Charts and diagrams as code
►

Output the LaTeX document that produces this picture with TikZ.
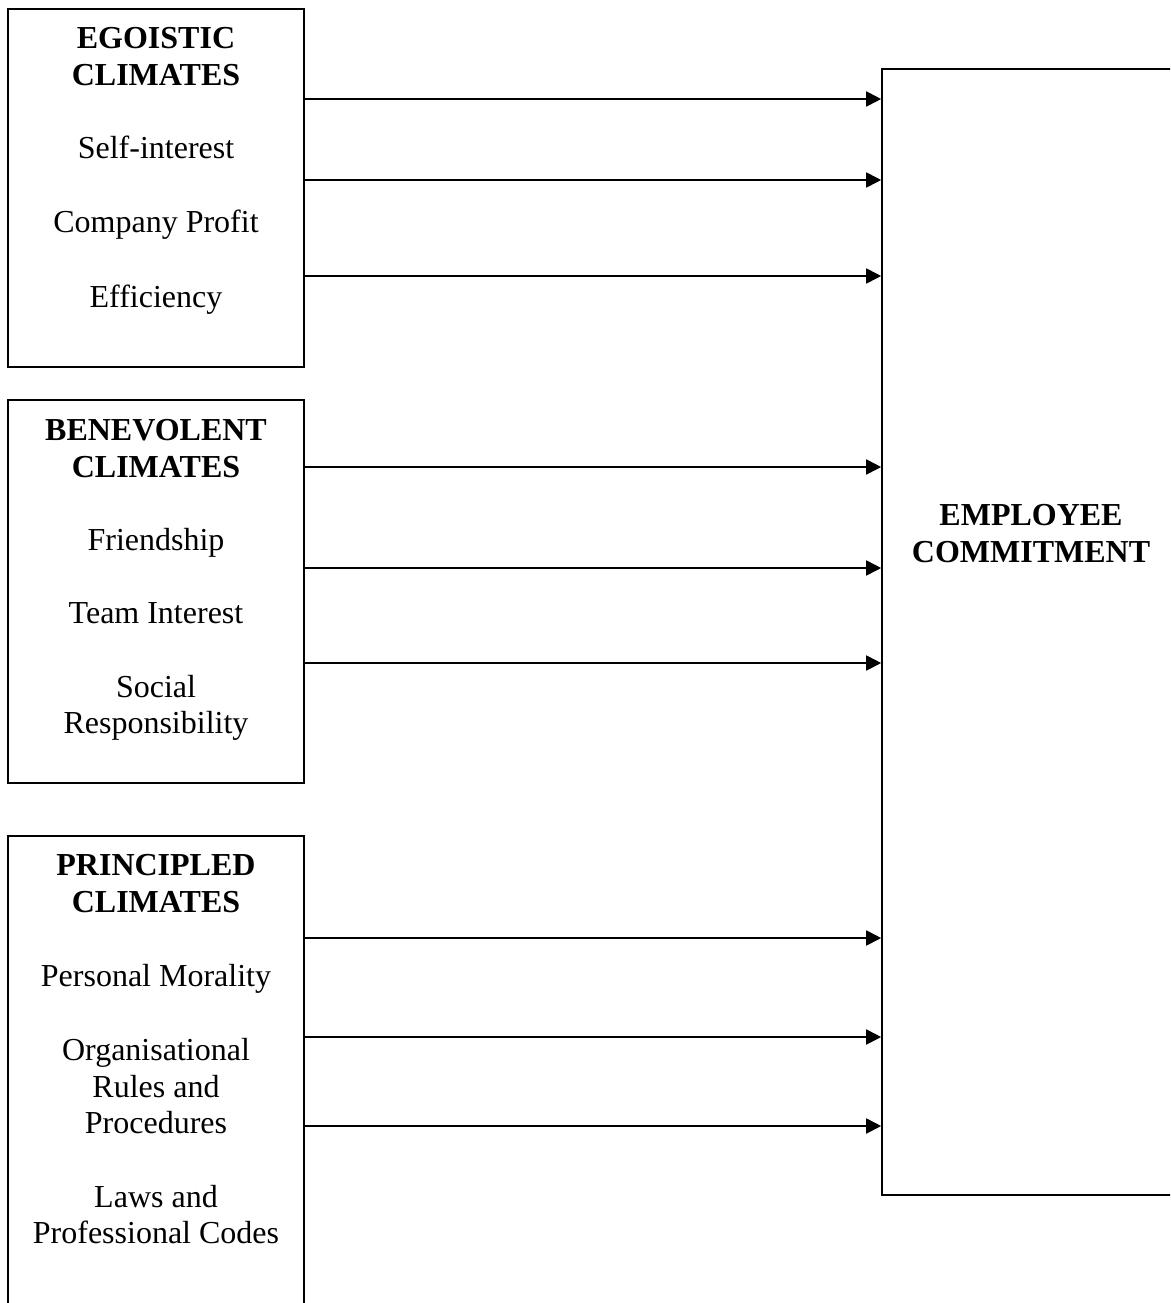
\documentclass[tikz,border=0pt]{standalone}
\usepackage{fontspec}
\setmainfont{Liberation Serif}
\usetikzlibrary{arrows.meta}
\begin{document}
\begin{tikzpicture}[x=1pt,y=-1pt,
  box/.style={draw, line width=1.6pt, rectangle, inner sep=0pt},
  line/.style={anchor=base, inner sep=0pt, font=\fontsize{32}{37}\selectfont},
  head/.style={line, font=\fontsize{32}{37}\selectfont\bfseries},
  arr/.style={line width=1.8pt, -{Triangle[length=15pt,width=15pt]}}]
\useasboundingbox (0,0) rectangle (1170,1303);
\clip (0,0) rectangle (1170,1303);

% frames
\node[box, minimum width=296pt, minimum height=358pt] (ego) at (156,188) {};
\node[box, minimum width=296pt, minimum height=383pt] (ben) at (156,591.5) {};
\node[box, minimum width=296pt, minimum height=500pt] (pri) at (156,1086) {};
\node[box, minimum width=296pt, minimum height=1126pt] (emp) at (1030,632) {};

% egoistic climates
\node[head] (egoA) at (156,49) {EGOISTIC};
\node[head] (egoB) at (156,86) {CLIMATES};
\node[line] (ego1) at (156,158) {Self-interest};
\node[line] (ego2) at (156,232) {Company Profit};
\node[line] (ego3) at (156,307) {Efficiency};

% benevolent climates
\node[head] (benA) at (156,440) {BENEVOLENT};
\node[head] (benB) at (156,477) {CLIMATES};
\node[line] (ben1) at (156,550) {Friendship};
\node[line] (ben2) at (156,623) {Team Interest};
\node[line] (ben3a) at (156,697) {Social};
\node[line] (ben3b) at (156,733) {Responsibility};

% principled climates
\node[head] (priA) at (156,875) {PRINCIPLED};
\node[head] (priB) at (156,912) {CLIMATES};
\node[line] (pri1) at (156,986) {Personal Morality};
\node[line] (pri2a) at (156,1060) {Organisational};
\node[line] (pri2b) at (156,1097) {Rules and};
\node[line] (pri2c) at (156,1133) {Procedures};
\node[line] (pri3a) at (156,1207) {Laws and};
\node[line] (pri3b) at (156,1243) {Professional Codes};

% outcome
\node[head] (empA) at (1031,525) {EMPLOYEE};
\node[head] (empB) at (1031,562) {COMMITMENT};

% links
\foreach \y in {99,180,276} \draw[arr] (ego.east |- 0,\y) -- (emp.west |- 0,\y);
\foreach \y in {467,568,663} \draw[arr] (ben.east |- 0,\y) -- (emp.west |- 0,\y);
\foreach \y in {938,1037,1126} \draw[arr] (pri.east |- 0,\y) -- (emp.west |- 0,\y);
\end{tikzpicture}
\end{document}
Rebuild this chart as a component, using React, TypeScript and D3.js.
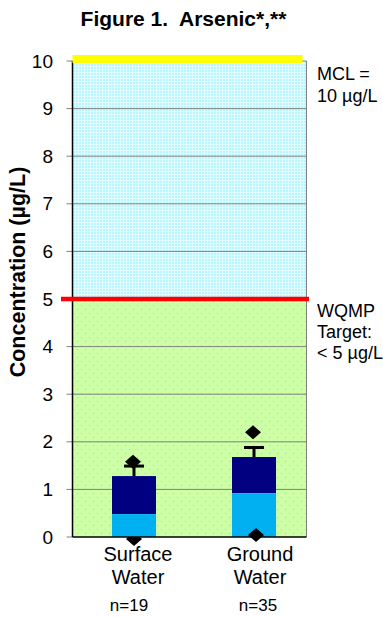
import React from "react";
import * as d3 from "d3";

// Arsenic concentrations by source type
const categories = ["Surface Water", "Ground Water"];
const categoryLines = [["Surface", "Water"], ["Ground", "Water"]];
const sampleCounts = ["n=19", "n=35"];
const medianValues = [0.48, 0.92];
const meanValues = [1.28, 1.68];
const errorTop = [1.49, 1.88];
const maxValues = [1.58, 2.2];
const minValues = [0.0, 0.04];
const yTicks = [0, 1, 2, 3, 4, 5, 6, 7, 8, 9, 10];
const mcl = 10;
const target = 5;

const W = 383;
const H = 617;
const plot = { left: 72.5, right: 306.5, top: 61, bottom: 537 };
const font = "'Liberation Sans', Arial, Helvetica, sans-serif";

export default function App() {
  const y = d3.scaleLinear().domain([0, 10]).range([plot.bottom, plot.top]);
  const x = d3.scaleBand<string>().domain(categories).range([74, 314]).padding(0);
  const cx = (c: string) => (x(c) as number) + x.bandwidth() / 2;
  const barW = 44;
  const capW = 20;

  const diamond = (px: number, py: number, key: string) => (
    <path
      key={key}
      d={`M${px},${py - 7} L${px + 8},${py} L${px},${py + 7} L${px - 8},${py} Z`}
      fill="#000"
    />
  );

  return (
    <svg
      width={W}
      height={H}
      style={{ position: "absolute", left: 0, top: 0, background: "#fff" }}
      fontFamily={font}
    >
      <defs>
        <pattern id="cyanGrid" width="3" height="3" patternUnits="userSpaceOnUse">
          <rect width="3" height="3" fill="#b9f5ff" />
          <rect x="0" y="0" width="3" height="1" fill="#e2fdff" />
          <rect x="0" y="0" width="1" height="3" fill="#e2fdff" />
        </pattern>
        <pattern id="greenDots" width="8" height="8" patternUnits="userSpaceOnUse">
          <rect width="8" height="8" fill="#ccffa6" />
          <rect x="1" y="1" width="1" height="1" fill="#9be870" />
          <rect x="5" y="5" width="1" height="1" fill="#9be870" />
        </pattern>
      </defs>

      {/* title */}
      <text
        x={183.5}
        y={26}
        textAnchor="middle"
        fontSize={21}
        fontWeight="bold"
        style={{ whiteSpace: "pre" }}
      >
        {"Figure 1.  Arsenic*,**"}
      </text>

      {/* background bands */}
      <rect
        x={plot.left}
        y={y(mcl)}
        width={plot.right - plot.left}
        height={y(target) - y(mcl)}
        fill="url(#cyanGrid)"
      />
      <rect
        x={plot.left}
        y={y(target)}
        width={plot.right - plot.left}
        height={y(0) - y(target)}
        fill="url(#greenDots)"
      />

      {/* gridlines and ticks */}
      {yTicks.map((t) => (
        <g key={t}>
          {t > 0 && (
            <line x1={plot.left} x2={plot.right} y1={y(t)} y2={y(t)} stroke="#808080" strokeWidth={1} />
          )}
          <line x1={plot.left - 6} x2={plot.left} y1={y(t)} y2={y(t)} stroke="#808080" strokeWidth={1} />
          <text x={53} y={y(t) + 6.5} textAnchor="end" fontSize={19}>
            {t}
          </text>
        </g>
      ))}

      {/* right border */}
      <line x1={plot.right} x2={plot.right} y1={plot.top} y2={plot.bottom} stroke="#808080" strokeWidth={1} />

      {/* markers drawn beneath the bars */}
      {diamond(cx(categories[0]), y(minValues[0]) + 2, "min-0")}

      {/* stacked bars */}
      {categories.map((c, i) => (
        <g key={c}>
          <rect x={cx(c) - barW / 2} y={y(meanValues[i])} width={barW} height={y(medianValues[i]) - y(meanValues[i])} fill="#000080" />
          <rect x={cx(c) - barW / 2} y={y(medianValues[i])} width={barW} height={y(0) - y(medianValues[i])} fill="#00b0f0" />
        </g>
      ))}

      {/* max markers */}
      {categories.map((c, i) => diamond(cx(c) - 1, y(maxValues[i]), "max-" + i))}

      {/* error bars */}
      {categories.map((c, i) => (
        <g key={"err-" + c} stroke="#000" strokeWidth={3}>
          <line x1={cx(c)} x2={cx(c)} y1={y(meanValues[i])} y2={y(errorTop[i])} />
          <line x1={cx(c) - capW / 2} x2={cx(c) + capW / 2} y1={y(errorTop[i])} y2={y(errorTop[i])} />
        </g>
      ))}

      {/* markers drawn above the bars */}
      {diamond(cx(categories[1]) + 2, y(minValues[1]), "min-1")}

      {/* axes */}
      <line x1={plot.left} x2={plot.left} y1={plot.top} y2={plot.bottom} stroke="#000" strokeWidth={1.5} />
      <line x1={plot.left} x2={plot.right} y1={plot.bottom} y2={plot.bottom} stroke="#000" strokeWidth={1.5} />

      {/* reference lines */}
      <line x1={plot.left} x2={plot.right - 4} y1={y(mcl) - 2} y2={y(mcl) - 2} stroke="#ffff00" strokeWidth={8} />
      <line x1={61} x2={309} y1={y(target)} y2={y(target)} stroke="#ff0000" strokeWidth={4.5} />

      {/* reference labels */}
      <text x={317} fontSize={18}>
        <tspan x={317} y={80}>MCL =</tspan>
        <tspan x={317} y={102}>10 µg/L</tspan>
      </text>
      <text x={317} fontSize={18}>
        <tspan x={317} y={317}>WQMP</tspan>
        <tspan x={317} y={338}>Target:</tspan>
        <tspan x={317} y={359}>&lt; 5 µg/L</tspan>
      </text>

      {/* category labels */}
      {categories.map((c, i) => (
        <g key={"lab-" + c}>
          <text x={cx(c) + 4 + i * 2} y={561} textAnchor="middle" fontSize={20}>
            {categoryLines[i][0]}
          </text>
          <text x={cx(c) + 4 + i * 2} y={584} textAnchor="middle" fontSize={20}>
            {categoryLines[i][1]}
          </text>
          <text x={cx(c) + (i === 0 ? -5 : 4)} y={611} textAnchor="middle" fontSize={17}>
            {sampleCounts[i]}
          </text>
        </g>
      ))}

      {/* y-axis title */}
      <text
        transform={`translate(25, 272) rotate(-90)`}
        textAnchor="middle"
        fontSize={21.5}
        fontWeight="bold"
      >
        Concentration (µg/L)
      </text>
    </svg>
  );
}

◄

Directions for this task: Copy nothing but the lines from the first one in the listing through the line with "width=296pt, minimum height=1126pt]", and omit the pictures.

Expected output:
Output the LaTeX document that produces this picture with TikZ.
\documentclass[tikz,border=0pt]{standalone}
\usepackage{fontspec}
\setmainfont{Liberation Serif}
\usetikzlibrary{arrows.meta}
\begin{document}
\begin{tikzpicture}[x=1pt,y=-1pt,
  box/.style={draw, line width=1.6pt, rectangle, inner sep=0pt},
  line/.style={anchor=base, inner sep=0pt, font=\fontsize{32}{37}\selectfont},
  head/.style={line, font=\fontsize{32}{37}\selectfont\bfseries},
  arr/.style={line width=1.8pt, -{Triangle[length=15pt,width=15pt]}}]
\useasboundingbox (0,0) rectangle (1170,1303);
\clip (0,0) rectangle (1170,1303);

% frames
\node[box, minimum width=296pt, minimum height=358pt] (ego) at (156,188) {};
\node[box, minimum width=296pt, minimum height=383pt] (ben) at (156,591.5) {};
\node[box, minimum width=296pt, minimum height=500pt] (pri) at (156,1086) {};
\node[box, minimum width=296pt, minimum height=1126pt] (emp) at (1030,632) {};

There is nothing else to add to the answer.